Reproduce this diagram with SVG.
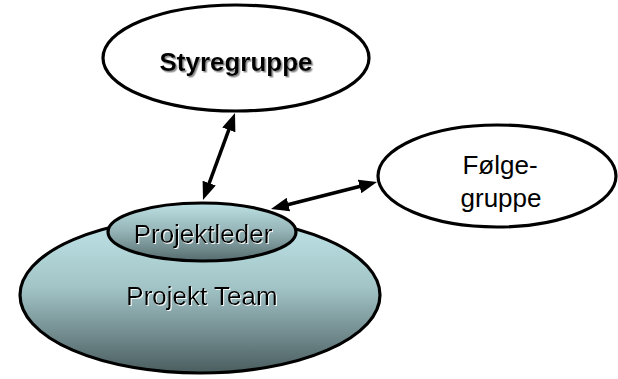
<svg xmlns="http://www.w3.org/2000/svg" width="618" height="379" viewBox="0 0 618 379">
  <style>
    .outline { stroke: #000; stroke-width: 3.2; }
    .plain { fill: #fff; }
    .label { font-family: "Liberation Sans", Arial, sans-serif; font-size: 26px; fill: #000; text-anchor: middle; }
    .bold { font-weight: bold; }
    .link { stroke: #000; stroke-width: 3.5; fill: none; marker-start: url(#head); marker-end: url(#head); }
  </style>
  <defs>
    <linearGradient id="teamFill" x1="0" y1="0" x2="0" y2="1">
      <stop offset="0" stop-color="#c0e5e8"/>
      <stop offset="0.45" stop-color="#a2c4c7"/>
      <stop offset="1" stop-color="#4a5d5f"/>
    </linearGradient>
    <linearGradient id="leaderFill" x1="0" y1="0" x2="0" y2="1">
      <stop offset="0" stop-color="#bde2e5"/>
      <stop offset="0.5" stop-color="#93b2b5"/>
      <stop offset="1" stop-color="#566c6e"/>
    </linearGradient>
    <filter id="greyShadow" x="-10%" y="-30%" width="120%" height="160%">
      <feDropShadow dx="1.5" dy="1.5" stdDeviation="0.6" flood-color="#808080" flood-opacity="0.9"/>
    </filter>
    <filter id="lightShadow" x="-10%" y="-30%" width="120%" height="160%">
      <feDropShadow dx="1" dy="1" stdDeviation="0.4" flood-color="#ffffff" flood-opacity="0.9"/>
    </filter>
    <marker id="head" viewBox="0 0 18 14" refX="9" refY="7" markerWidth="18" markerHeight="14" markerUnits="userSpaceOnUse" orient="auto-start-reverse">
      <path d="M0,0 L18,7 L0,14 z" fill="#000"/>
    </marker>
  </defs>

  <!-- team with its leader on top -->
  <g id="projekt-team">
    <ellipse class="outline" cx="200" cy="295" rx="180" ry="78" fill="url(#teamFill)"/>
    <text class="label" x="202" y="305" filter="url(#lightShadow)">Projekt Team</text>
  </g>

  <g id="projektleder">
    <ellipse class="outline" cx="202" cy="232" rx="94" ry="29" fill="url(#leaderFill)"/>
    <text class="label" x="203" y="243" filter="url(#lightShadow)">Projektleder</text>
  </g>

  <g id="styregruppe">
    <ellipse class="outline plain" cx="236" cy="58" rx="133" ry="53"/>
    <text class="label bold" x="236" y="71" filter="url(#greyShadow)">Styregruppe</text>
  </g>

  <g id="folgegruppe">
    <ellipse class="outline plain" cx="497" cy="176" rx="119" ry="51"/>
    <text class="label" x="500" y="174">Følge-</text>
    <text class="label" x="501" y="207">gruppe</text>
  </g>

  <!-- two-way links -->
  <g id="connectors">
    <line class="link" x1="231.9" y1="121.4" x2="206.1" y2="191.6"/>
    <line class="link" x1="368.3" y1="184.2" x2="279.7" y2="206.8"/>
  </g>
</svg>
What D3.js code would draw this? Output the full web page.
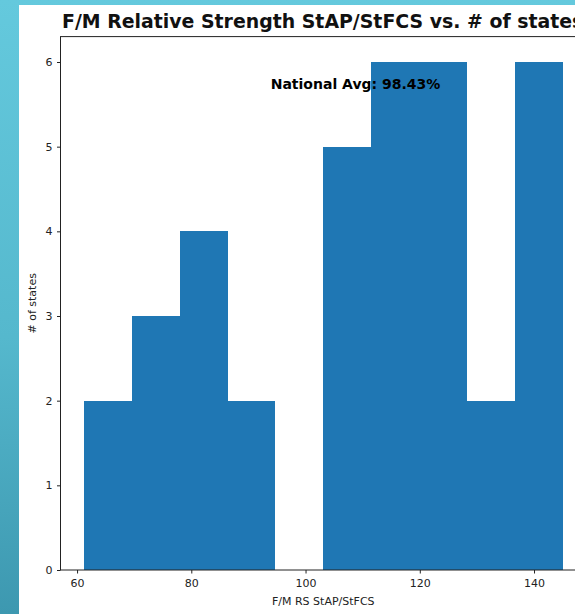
---*---
WHAT YOU ARE ASKED TO DO
Set down all the entries exactly as they appear, but skip any pictures.

ANSWER FOR THIS EXERCISE
Reproduce this diagram with SVG.
<svg xmlns="http://www.w3.org/2000/svg" width="618" height="379" viewBox="0 0 618 379">
  <style>
    .outline { stroke: #000; stroke-width: 3.2; }
    .plain { fill: #fff; }
    .label { font-family: "Liberation Sans", Arial, sans-serif; font-size: 26px; fill: #000; text-anchor: middle; }
    .bold { font-weight: bold; }
    .link { stroke: #000; stroke-width: 3.5; fill: none; marker-start: url(#head); marker-end: url(#head); }
  </style>
  <defs>
    <linearGradient id="teamFill" x1="0" y1="0" x2="0" y2="1">
      <stop offset="0" stop-color="#c0e5e8"/>
      <stop offset="0.45" stop-color="#a2c4c7"/>
      <stop offset="1" stop-color="#4a5d5f"/>
    </linearGradient>
    <linearGradient id="leaderFill" x1="0" y1="0" x2="0" y2="1">
      <stop offset="0" stop-color="#bde2e5"/>
      <stop offset="0.5" stop-color="#93b2b5"/>
      <stop offset="1" stop-color="#566c6e"/>
    </linearGradient>
    <filter id="greyShadow" x="-10%" y="-30%" width="120%" height="160%">
      <feDropShadow dx="1.5" dy="1.5" stdDeviation="0.6" flood-color="#808080" flood-opacity="0.9"/>
    </filter>
    <filter id="lightShadow" x="-10%" y="-30%" width="120%" height="160%">
      <feDropShadow dx="1" dy="1" stdDeviation="0.4" flood-color="#ffffff" flood-opacity="0.9"/>
    </filter>
    <marker id="head" viewBox="0 0 18 14" refX="9" refY="7" markerWidth="18" markerHeight="14" markerUnits="userSpaceOnUse" orient="auto-start-reverse">
      <path d="M0,0 L18,7 L0,14 z" fill="#000"/>
    </marker>
  </defs>

  <!-- team with its leader on top -->
  <g id="projekt-team">
    <ellipse class="outline" cx="200" cy="295" rx="180" ry="78" fill="url(#teamFill)"/>
    <text class="label" x="202" y="305" filter="url(#lightShadow)">Projekt Team</text>
  </g>

  <g id="projektleder">
    <ellipse class="outline" cx="202" cy="232" rx="94" ry="29" fill="url(#leaderFill)"/>
    <text class="label" x="203" y="243" filter="url(#lightShadow)">Projektleder</text>
  </g>

  <g id="styregruppe">
    <ellipse class="outline plain" cx="236" cy="58" rx="133" ry="53"/>
    <text class="label bold" x="236" y="71" filter="url(#greyShadow)">Styregruppe</text>
  </g>

  <g id="folgegruppe">
    <ellipse class="outline plain" cx="497" cy="176" rx="119" ry="51"/>
    <text class="label" x="500" y="174">Følge-</text>
    <text class="label" x="501" y="207">gruppe</text>
  </g>

  <!-- two-way links -->
  <g id="connectors">
    <line class="link" x1="231.9" y1="121.4" x2="206.1" y2="191.6"/>
    <line class="link" x1="368.3" y1="184.2" x2="279.7" y2="206.8"/>
  </g>
</svg>
What D3.js code would draw this? Output the full web page.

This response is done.